### Work to complete
Return each line of the listing below, unchanged, and omit the images.

--- Begin ---

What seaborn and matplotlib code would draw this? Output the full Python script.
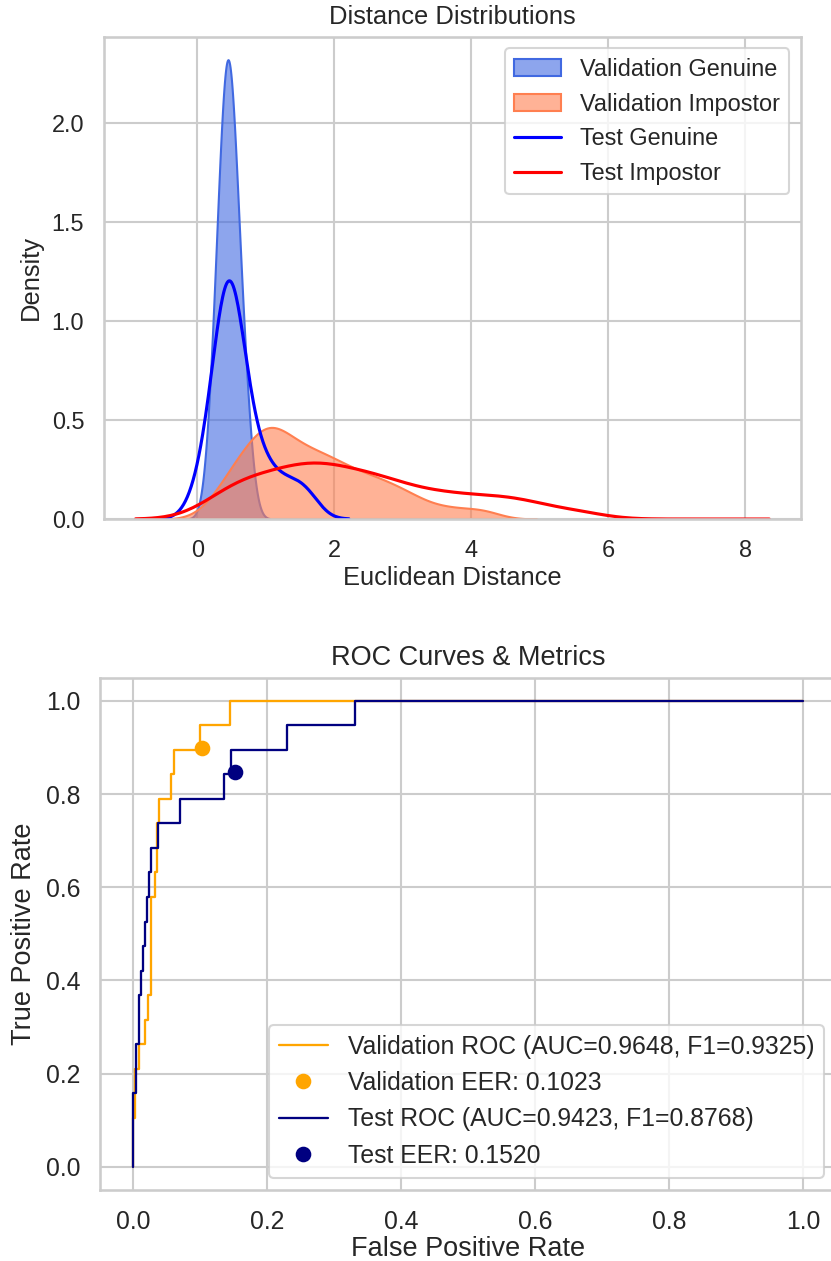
import matplotlib
matplotlib.use("Agg")
import matplotlib.pyplot as plt
import seaborn as sns

# Euclidean distances
val_genuine = [0.22, 0.26, 0.30, 0.34, 0.37, 0.39, 0.41, 0.43, 0.44, 0.45,
               0.46, 0.48, 0.50, 0.52, 0.55, 0.58, 0.62, 0.67, 0.72]
val_impostor = [0.25, 0.45, 0.52, 0.56, 0.66, 0.74, 0.81, 0.87, 0.93, 0.98,
                1.00, 1.03, 1.08, 1.13, 1.18, 1.24, 1.30, 1.36, 1.42, 1.48,
                1.55, 1.62, 1.69, 1.76, 1.84, 1.91, 1.98, 2.06, 2.15, 2.25,
                2.35, 2.45, 2.56, 2.68, 2.80, 2.94, 3.10, 3.32, 3.70, 4.15]
test_genuine = [0.05, 0.22, 0.30, 0.35, 0.39, 0.42, 0.44, 0.46, 0.48, 0.50,
                0.53, 0.56, 0.60, 0.66, 0.80, 0.92, 1.10, 1.35, 1.60]
test_impostor = [0.15, 0.42, 0.50, 0.58, 0.72, 0.84, 0.95, 1.05, 1.15, 1.25,
                 1.35, 1.45, 1.52, 1.60, 1.68, 1.76, 1.84, 1.92, 2.00, 2.10,
                 2.20, 2.30, 2.40, 2.50, 2.60, 2.70, 2.82, 2.94, 3.08, 3.25,
                 3.42, 3.60, 3.78, 3.95, 4.20, 4.40, 4.58, 4.80, 5.10, 5.60]

# ROC corner points (tpr in units of 1/19 genuine pairs)
val_fpr = [0, 0, 0.0025, 0.0025, 0.0085, 0.0085, 0.0174, 0.0174, 0.0224, 0.0224,
           0.027, 0.027, 0.0325, 0.0325, 0.035, 0.035, 0.039, 0.039, 0.056, 0.056,
           0.061, 0.061, 0.099, 0.099, 0.145, 0.145, 1.0]
val_tpr_n = [0, 2, 2, 4, 4, 5, 5, 6, 6, 7, 7, 11, 11, 12, 12, 14, 14, 15, 15, 16,
             16, 17, 17, 18, 18, 19, 19]
test_fpr = [0, 0, 0.004, 0.004, 0.0085, 0.0085, 0.0114, 0.0114, 0.0144, 0.0144,
            0.0175, 0.0175, 0.020, 0.020, 0.023, 0.023, 0.026, 0.026, 0.0375, 0.0375,
            0.069, 0.069, 0.135, 0.135, 0.146, 0.146, 0.229, 0.229, 0.331, 0.331, 1.0]
test_tpr_n = [0, 3, 3, 5, 5, 7, 7, 8, 8, 9, 9, 10, 10, 11, 11, 12, 12, 13, 13, 14,
              14, 15, 15, 16, 16, 17, 17, 18, 18, 19, 19]
val_tpr = [t / 19 for t in val_tpr_n]
test_tpr = [t / 19 for t in test_tpr_n]

val_auc, val_f1, val_eer = 0.9648, 0.9325, 0.1023
test_auc, test_f1, test_eer = 0.9423, 0.8768, 0.1520

sns.set_theme(style="whitegrid")
plt.rcParams["font.family"] = ["Liberation Sans", "DejaVu Sans"]

fig = plt.figure(figsize=(831 / 150, 1261 / 150), dpi=150)
ax1 = fig.add_axes([0.1251, 0.5884, 0.8387, 0.3825])
ax2 = fig.add_axes([0.1201, 0.0563, 0.8869, 0.4064])

# Distance distributions
sns.kdeplot(val_genuine, fill=True, color="royalblue", alpha=0.6, bw_adjust=1.5,
            label="Validation Genuine", ax=ax1)
sns.kdeplot(val_impostor, fill=True, color="coral", alpha=0.6, bw_adjust=0.6,
            label="Validation Impostor", ax=ax1)
sns.kdeplot(test_genuine, color="blue", bw_adjust=0.95, label="Test Genuine", ax=ax1)
sns.kdeplot(test_impostor, color="red", bw_adjust=0.6, cut=12, clip=(-0.9, 8.35),
            label="Test Impostor", ax=ax1)
ax1.set_title("Distance Distributions", fontsize=12.25)
ax1.set_xlabel("Euclidean Distance", fontsize=12.25, labelpad=2)
ax1.set_ylabel("Density", fontsize=12.25)
ax1.tick_params(labelsize=11.25)
ax1.legend(loc="upper right", fontsize=11.25)

# ROC curves (this panel is drawn a bit larger in the reference)
fs = 11.9
sns.lineplot(x=val_fpr, y=val_tpr, color="orange", lw=1.1, sort=False, estimator=None,
             label=f"Validation ROC (AUC={val_auc:.4f}, F1={val_f1:.4f})", ax=ax2)
ax2.plot(val_eer, 1 - val_eer, "o", color="orange", ms=6.5,
         label=f"Validation EER: {val_eer:.4f}")
sns.lineplot(x=test_fpr, y=test_tpr, color="navy", lw=1.1, sort=False, estimator=None,
             label=f"Test ROC (AUC={test_auc:.4f}, F1={test_f1:.4f})", ax=ax2)
ax2.plot(test_eer, 1 - test_eer, "o", color="navy", ms=6.5,
         label=f"Test EER: {test_eer:.4f}")
ax2.set_title("ROC Curves & Metrics", fontsize=13)
ax2.set_xlabel("False Positive Rate", fontsize=13, labelpad=1)
ax2.set_ylabel("True Positive Rate", fontsize=13)
ax2.tick_params(labelsize=fs)
ax2.legend(loc="lower right", fontsize=fs)

fig.savefig("out.png", dpi=150)
plt.close(fig)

--- End ---

### Answer for this exercise
What seaborn and matplotlib code would draw this? Output the full Python script.
import matplotlib
matplotlib.use("Agg")
import matplotlib.pyplot as plt
import seaborn as sns

# Euclidean distances
val_genuine = [0.22, 0.26, 0.30, 0.34, 0.37, 0.39, 0.41, 0.43, 0.44, 0.45,
               0.46, 0.48, 0.50, 0.52, 0.55, 0.58, 0.62, 0.67, 0.72]
val_impostor = [0.25, 0.45, 0.52, 0.56, 0.66, 0.74, 0.81, 0.87, 0.93, 0.98,
                1.00, 1.03, 1.08, 1.13, 1.18, 1.24, 1.30, 1.36, 1.42, 1.48,
                1.55, 1.62, 1.69, 1.76, 1.84, 1.91, 1.98, 2.06, 2.15, 2.25,
                2.35, 2.45, 2.56, 2.68, 2.80, 2.94, 3.10, 3.32, 3.70, 4.15]
test_genuine = [0.05, 0.22, 0.30, 0.35, 0.39, 0.42, 0.44, 0.46, 0.48, 0.50,
                0.53, 0.56, 0.60, 0.66, 0.80, 0.92, 1.10, 1.35, 1.60]
test_impostor = [0.15, 0.42, 0.50, 0.58, 0.72, 0.84, 0.95, 1.05, 1.15, 1.25,
                 1.35, 1.45, 1.52, 1.60, 1.68, 1.76, 1.84, 1.92, 2.00, 2.10,
                 2.20, 2.30, 2.40, 2.50, 2.60, 2.70, 2.82, 2.94, 3.08, 3.25,
                 3.42, 3.60, 3.78, 3.95, 4.20, 4.40, 4.58, 4.80, 5.10, 5.60]

# ROC corner points (tpr in units of 1/19 genuine pairs)
val_fpr = [0, 0, 0.0025, 0.0025, 0.0085, 0.0085, 0.0174, 0.0174, 0.0224, 0.0224,
           0.027, 0.027, 0.0325, 0.0325, 0.035, 0.035, 0.039, 0.039, 0.056, 0.056,
           0.061, 0.061, 0.099, 0.099, 0.145, 0.145, 1.0]
val_tpr_n = [0, 2, 2, 4, 4, 5, 5, 6, 6, 7, 7, 11, 11, 12, 12, 14, 14, 15, 15, 16,
             16, 17, 17, 18, 18, 19, 19]
test_fpr = [0, 0, 0.004, 0.004, 0.0085, 0.0085, 0.0114, 0.0114, 0.0144, 0.0144,
            0.0175, 0.0175, 0.020, 0.020, 0.023, 0.023, 0.026, 0.026, 0.0375, 0.0375,
            0.069, 0.069, 0.135, 0.135, 0.146, 0.146, 0.229, 0.229, 0.331, 0.331, 1.0]
test_tpr_n = [0, 3, 3, 5, 5, 7, 7, 8, 8, 9, 9, 10, 10, 11, 11, 12, 12, 13, 13, 14,
              14, 15, 15, 16, 16, 17, 17, 18, 18, 19, 19]
val_tpr = [t / 19 for t in val_tpr_n]
test_tpr = [t / 19 for t in test_tpr_n]

val_auc, val_f1, val_eer = 0.9648, 0.9325, 0.1023
test_auc, test_f1, test_eer = 0.9423, 0.8768, 0.1520

sns.set_theme(style="whitegrid")
plt.rcParams["font.family"] = ["Liberation Sans", "DejaVu Sans"]

fig = plt.figure(figsize=(831 / 150, 1261 / 150), dpi=150)
ax1 = fig.add_axes([0.1251, 0.5884, 0.8387, 0.3825])
ax2 = fig.add_axes([0.1201, 0.0563, 0.8869, 0.4064])

# Distance distributions
sns.kdeplot(val_genuine, fill=True, color="royalblue", alpha=0.6, bw_adjust=1.5,
            label="Validation Genuine", ax=ax1)
sns.kdeplot(val_impostor, fill=True, color="coral", alpha=0.6, bw_adjust=0.6,
            label="Validation Impostor", ax=ax1)
sns.kdeplot(test_genuine, color="blue", bw_adjust=0.95, label="Test Genuine", ax=ax1)
sns.kdeplot(test_impostor, color="red", bw_adjust=0.6, cut=12, clip=(-0.9, 8.35),
            label="Test Impostor", ax=ax1)
ax1.set_title("Distance Distributions", fontsize=12.25)
ax1.set_xlabel("Euclidean Distance", fontsize=12.25, labelpad=2)
ax1.set_ylabel("Density", fontsize=12.25)
ax1.tick_params(labelsize=11.25)
ax1.legend(loc="upper right", fontsize=11.25)

# ROC curves (this panel is drawn a bit larger in the reference)
fs = 11.9
sns.lineplot(x=val_fpr, y=val_tpr, color="orange", lw=1.1, sort=False, estimator=None,
             label=f"Validation ROC (AUC={val_auc:.4f}, F1={val_f1:.4f})", ax=ax2)
ax2.plot(val_eer, 1 - val_eer, "o", color="orange", ms=6.5,
         label=f"Validation EER: {val_eer:.4f}")
sns.lineplot(x=test_fpr, y=test_tpr, color="navy", lw=1.1, sort=False, estimator=None,
             label=f"Test ROC (AUC={test_auc:.4f}, F1={test_f1:.4f})", ax=ax2)
ax2.plot(test_eer, 1 - test_eer, "o", color="navy", ms=6.5,
         label=f"Test EER: {test_eer:.4f}")
ax2.set_title("ROC Curves & Metrics", fontsize=13)
ax2.set_xlabel("False Positive Rate", fontsize=13, labelpad=1)
ax2.set_ylabel("True Positive Rate", fontsize=13)
ax2.tick_params(labelsize=fs)
ax2.legend(loc="lower right", fontsize=fs)

fig.savefig("out.png", dpi=150)
plt.close(fig)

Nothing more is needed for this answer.